WAC's Blu-ray ports over the commentary from Warner's 2004 DVD of Gun Crazy and adds the supberb 2006 documentary noted in the introduction, which, until now, has only been available with Warner's Film Noir Classic Collection: Volume 3.

  • Commentary with Glenn Erickson: Erickson, who is better known by his online monicker, "DVD Savant" (now updated to "CineSavant"), provides a detailed overview of the film's themes, casting, production and imagery, and he also notes differences between the film and the original Saturday Evening Post story on which it was based. While there are occasional pauses, the commentary is loaded with information and insight, and its only negative is that Erickson is obviously reading from a prepared script, which makes his delivery somewhat mechanical. (By contrast, his interview contributions to the Film Noir documentary discussed below are conversational and engaging.)


  • Film Noir: Bringing Darkness to Light (480i; 1.33:1; 1:07:37): This feature was directed by Gary Reva, who has been making first-rate documentaries about film and its practitioners for the last fifteen years. His subjects include both contemporary releases (e.g., Sully) and classics (e.g., Michael Curtiz: The Greatest Director You Never Heard Of for the 70th anniversary release of Casablanca). Reva has assembled a who's who of participants, some of them specifically recorded for the documentary, others culled from archival footage.
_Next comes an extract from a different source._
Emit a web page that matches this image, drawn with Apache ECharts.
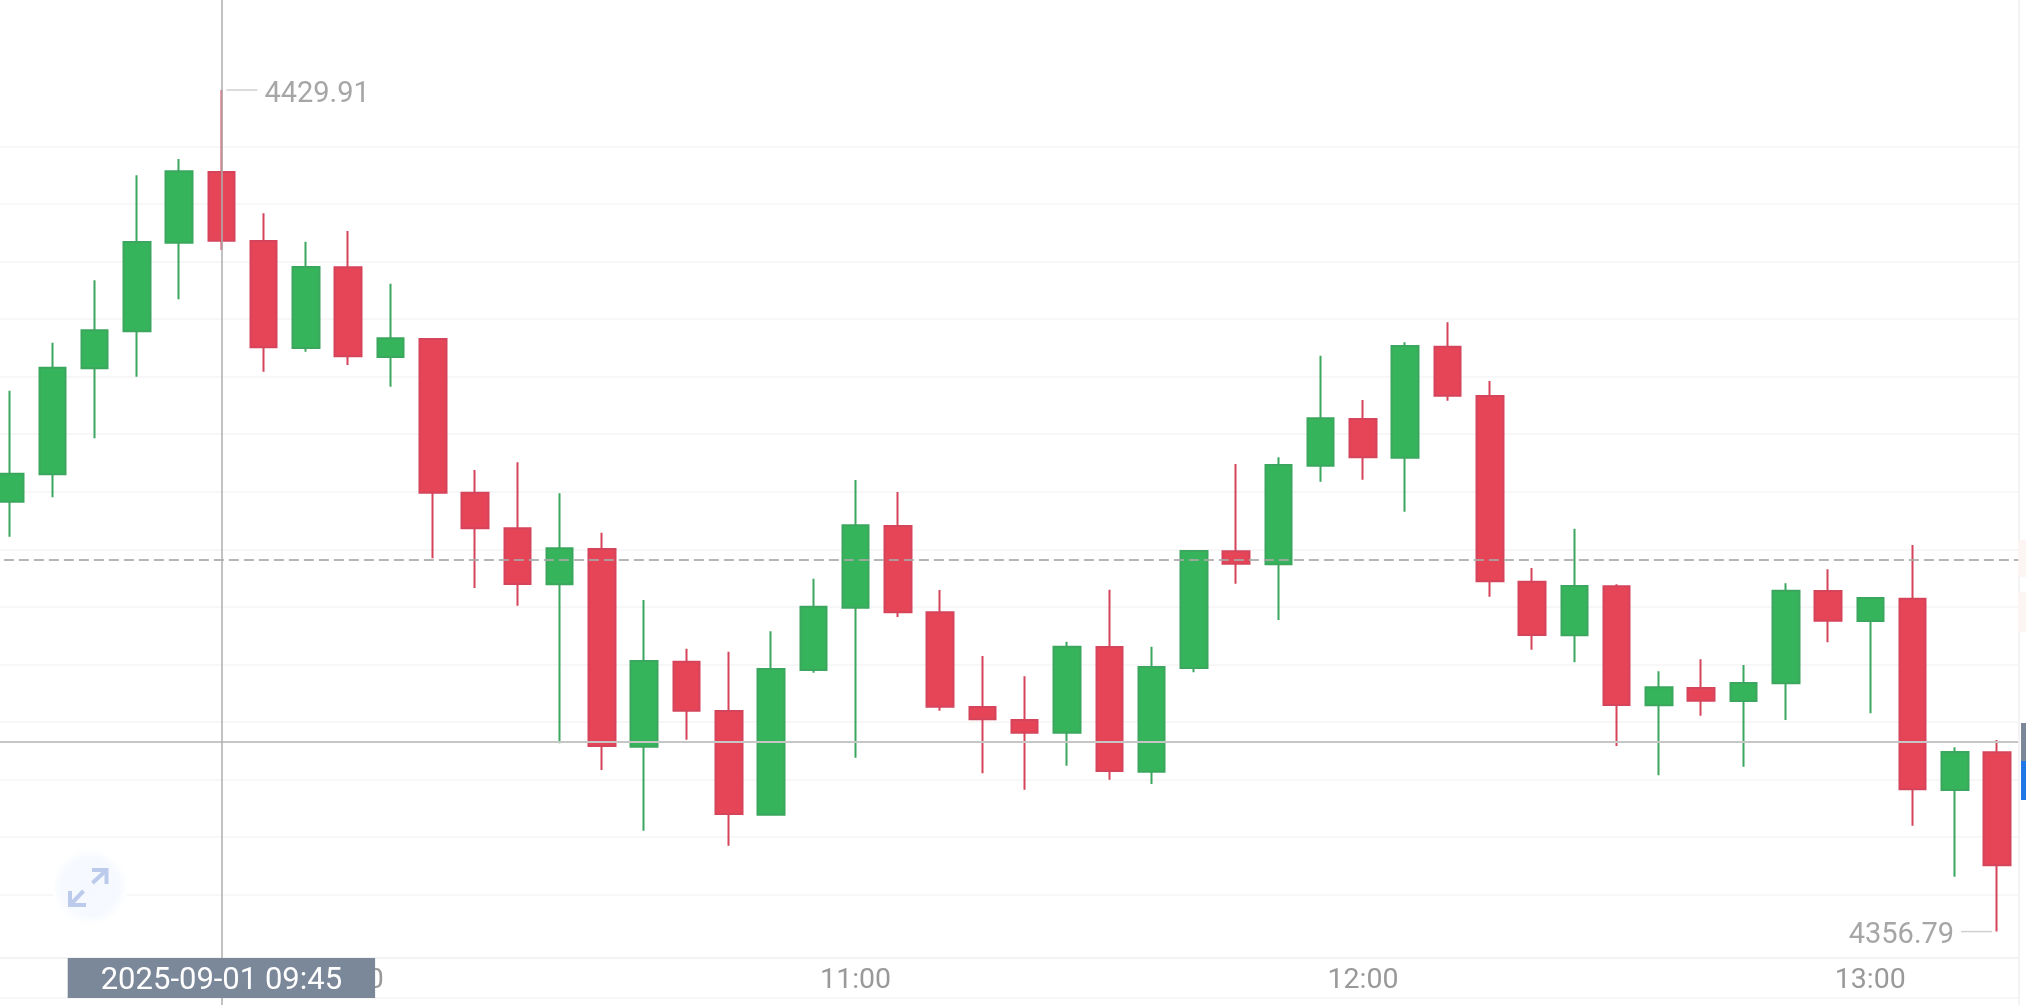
<!DOCTYPE html>
<html>
<head>
<meta charset="utf-8">
<style>
  html, body { margin: 0; padding: 0; background: #fff; }
  #chart { width: 2026px; height: 1005px; }
</style>
<script src="https://cdn.jsdelivr.net/npm/echarts@6/dist/echarts.min.js"></script>
</head>
<body>
<div id="chart"></div>
<script>
var times = ['09:20','09:25','09:30','09:35','09:40','09:45','09:50','09:55','10:00','10:05','10:10','10:15',
  '10:20','10:25','10:30','10:35','10:40','10:45','10:50','10:55','11:00','11:05','11:10','11:15',
  '11:20','11:25','11:30','11:35','11:40','11:45','11:50','11:55','12:00','12:05','12:10','12:15',
  '12:20','12:25','12:30','12:35','12:40','12:45','12:50','12:55','13:00','13:05','13:10','13:15'];
var opens = [4394.14,4396.52,4405.73,4408.94,4416.64,4422.78,4416.79,4407.49,4414.50,4406.71,4408.28,4394.92,
  4391.83,4386.96,4390.03,4372.85,4380.24,4375.96,4366.95,4379.52,4384.93,4392.03,4384.53,4376.30,
  4375.17,4374.07,4381.52,4370.68,4379.69,4389.83,4388.70,4397.27,4401.32,4397.96,4407.61,4403.32,
  4387.19,4382.53,4386.79,4376.45,4377.95,4376.82,4378.36,4386.38,4383.77,4385.71,4369.09,4372.37];
var closes = [4396.57,4405.78,4409.03,4416.70,4422.85,4416.82,4407.55,4414.53,4406.77,4408.34,4394.92,4391.83,
  4386.99,4390.09,4372.91,4380.30,4375.98,4367.01,4379.60,4385.02,4392.09,4384.53,4376.33,4375.23,
  4374.07,4381.54,4370.74,4379.78,4389.86,4388.75,4397.33,4401.39,4398.00,4407.67,4403.35,4387.22,
  4382.56,4386.82,4376.48,4378.01,4376.85,4378.39,4386.41,4383.80,4385.77,4369.15,4372.39,4362.55];
var lows = [4391.10,4394.52,4399.65,4405.00,4411.72,4416.01,4405.43,4407.17,4406.02,4404.13,4389.22,4386.64,
  4385.10,4373.15,4370.83,4365.56,4373.46,4364.25,4366.95,4379.28,4371.90,4384.12,4375.98,4370.54,
  4369.12,4371.20,4369.99,4369.61,4379.32,4387.02,4383.86,4395.88,4396.05,4393.27,4402.91,4385.89,
  4381.28,4380.19,4372.91,4370.37,4375.55,4371.12,4375.17,4381.92,4375.76,4365.99,4361.56,4356.79];
var highs = [4403.78,4407.95,4413.38,4422.50,4423.91,4429.91,4419.20,4416.73,4417.66,4413.08,4408.28,4396.89,
  4397.56,4394.87,4391.45,4385.60,4381.37,4381.11,4382.88,4387.45,4396.03,4394.98,4386.47,4380.73,
  4378.97,4381.98,4386.49,4381.54,4389.86,4397.42,4398.00,4406.82,4402.98,4407.99,4409.73,4404.63,
  4388.38,4391.79,4386.96,4379.40,4380.45,4379.95,4387.05,4388.27,4385.77,4390.38,4372.80,4373.44];
var tickLabels = ['10:00','11:00','12:00','13:00'];
var gridPrices = [4360,4365,4370,4375,4380,4385,4390,4395,4400,4405,4410,4415,4420,4425,4351];
var dashedPrice = 4389.10;
var crossPrice = 4373.26;
var crossTime = '09:45';
var crossLabel = '2025-09-01 09:45';
var maxIndex = 5;
var minIndex = 47;

var candleData = [];
for (var i = 0; i < times.length; i++) {
  candleData.push([opens[i], closes[i], lows[i], highs[i]]);
}

var font = 'Roboto, "Noto Sans", sans-serif';
var arrowColor = '#bccbec';
var chart = echarts.init(document.getElementById('chart'));
chart.setOption({
  animation: false,
  backgroundColor: '#fff',
  grid: { left: -11.14, width: 2029.44, top: 0, height: 1005, outerBoundsMode: 'none' },
  xAxis: {
    type: 'category',
    data: times,
    offset: -47,
    boundaryGap: true,
    axisLine: { show: true, lineStyle: { color: '#f3f3f5', width: 2 } },
    axisTick: { show: false },
    splitLine: { show: false },
    axisLabel: {
      margin: 8,
      color: '#999',
      fontSize: 28.5,
      fontFamily: font,
      interval: function (index, value) { return tickLabels.indexOf(value) >= 0; }
    },
    axisPointer: {
      show: true,
      status: 'show',
      triggerOn: 'none',
      value: times.indexOf(crossTime),
      lineStyle: { color: '#aeaeae', width: 1.5, type: 'solid' },
      label: {
        show: true,
        margin: 0,
        formatter: function () { return crossLabel; },
        backgroundColor: '#7b8899',
        borderRadius: 0,
        color: '#fff',
        fontSize: 31,
        fontFamily: font,
        padding: [8, 33, 1, 33]
      }
    }
  },
  yAxis: {
    type: 'value',
    position: 'right',
    min: 4350.41,
    max: 4437.73,
    axisLine: { show: true, lineStyle: { color: '#f3f3f5', width: 2 } },
    axisTick: { show: false, customValues: gridPrices },
    axisLabel: { show: false },
    splitLine: { show: true, lineStyle: { color: '#f4f4f6', width: 1.5 } },
    axisPointer: {
      show: true,
      status: 'show',
      triggerOn: 'none',
      value: crossPrice,
      lineStyle: { color: '#c6c6c6', width: 2, type: 'solid' },
      label: { show: false }
    }
  },
  series: [{
    type: 'candlestick',
    data: candleData,
    barWidth: 27,
    itemStyle: {
      color: '#36b45b',
      color0: '#e64558',
      borderColor: '#3ba65e',
      borderColor0: '#d5445a',
      borderWidth: 2
    },
    markLine: {
      silent: true,
      symbol: 'none',
      label: { show: false },
      lineStyle: { color: '#a8a8a8', width: 2, type: [10, 5], opacity: 0.85 },
      data: [{ yAxis: dashedPrice }]
    },
    markPoint: {
      silent: true,
      symbol: 'rect',
      itemStyle: { color: '#cfcfcf' },
      data: [{
        coord: [maxIndex, highs[maxIndex]],
        value: highs[maxIndex],
        symbolSize: [31, 1.5],
        symbolOffset: [20.5, 0],
        label: { position: 'right', distance: 7, offset: [0, 5], color: '#a6a6a6', fontSize: 29, fontFamily: font }
      }, {
        coord: [minIndex, lows[minIndex]],
        value: lows[minIndex],
        symbolSize: [31, 1.5],
        symbolOffset: [-20.5, 0],
        label: { position: 'left', distance: 7, offset: [0, 4], color: '#a6a6a6', fontSize: 29, fontFamily: font }
      }]
    }
  }],
  graphic: [
    {
      type: 'circle',
      shape: { cx: 90, cy: 887, r: 38 },
      style: {
        fill: new echarts.graphic.RadialGradient(0.5, 0.5, 0.5, [
          { offset: 0, color: '#f5f8fe' },
          { offset: 0.75, color: '#f6f9fe' },
          { offset: 1, color: '#ffffff' }
        ])
      },
      z: 1
    },
    { type: 'polyline', shape: { points: [[92, 870], [106.5, 870], [106.5, 884]] }, style: { stroke: arrowColor, lineWidth: 4, fill: null }, z: 2 },
    { type: 'line', shape: { x1: 106, y1: 870.5, x2: 92.5, y2: 883 }, style: { stroke: arrowColor, lineWidth: 4 }, z: 2 },
    { type: 'polyline', shape: { points: [[70, 891], [70, 905], [86, 905]] }, style: { stroke: arrowColor, lineWidth: 4, fill: null }, z: 2 },
    { type: 'line', shape: { x1: 70.5, y1: 904.5, x2: 83.5, y2: 891 }, style: { stroke: arrowColor, lineWidth: 4 }, z: 2 },
    { type: 'rect', shape: { x: 2021, y: 723, width: 5, height: 38 }, style: { fill: '#7b8899' }, z: 60 },
    { type: 'rect', shape: { x: 2021, y: 761, width: 5, height: 39 }, style: { fill: '#1f78e6' }, z: 60 },
    { type: 'rect', shape: { x: 2018, y: 540, width: 8, height: 37 }, style: { fill: '#fdf5f4' }, z: 1 },
    { type: 'rect', shape: { x: 2018, y: 592, width: 8, height: 40 }, style: { fill: '#fdf5f4' }, z: 1 }
  ]
});
</script>
</body>
</html>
They include novelist James Ellroy (L.A. Confidential); writer/directors like Christopher McQuarrie (The Usual Suspects) and Frank Miller (Sin City); an array of cinematographers from Newton Thomas Sigel (Drive) to Janusz Kaminski (Spielberg's DP since Schindler's List); editor Carol Littleton (Body Heat); and many more.


Gun Crazy Blu-ray Movie, Overall Score and Recommendation  4.0 of 5

Gun Crazy isn't a great film by any means. Its dialogue is clunky, despite an extensive overhaul of Millard Kaufman's origial script by screenwriter Dalton Trumbo (hiding behind a pseudonym to evade the Hollywood blacklist). By modern standards, the performances are wooden, and the plot is so basic as to be almost dull. But Gun Crazy supplied a template for many films that followed, including Bonnie and Clyde, They Live by Night, Wisdom and Thieves Like Us, and Lewis' visual inventiveness lifts the film above its B-movie origins. WAC has given Gun Crazy a superior treatment that is highly recommended—and be sure to watch the Film Noir documentary, which is worth the price of admission all on its own.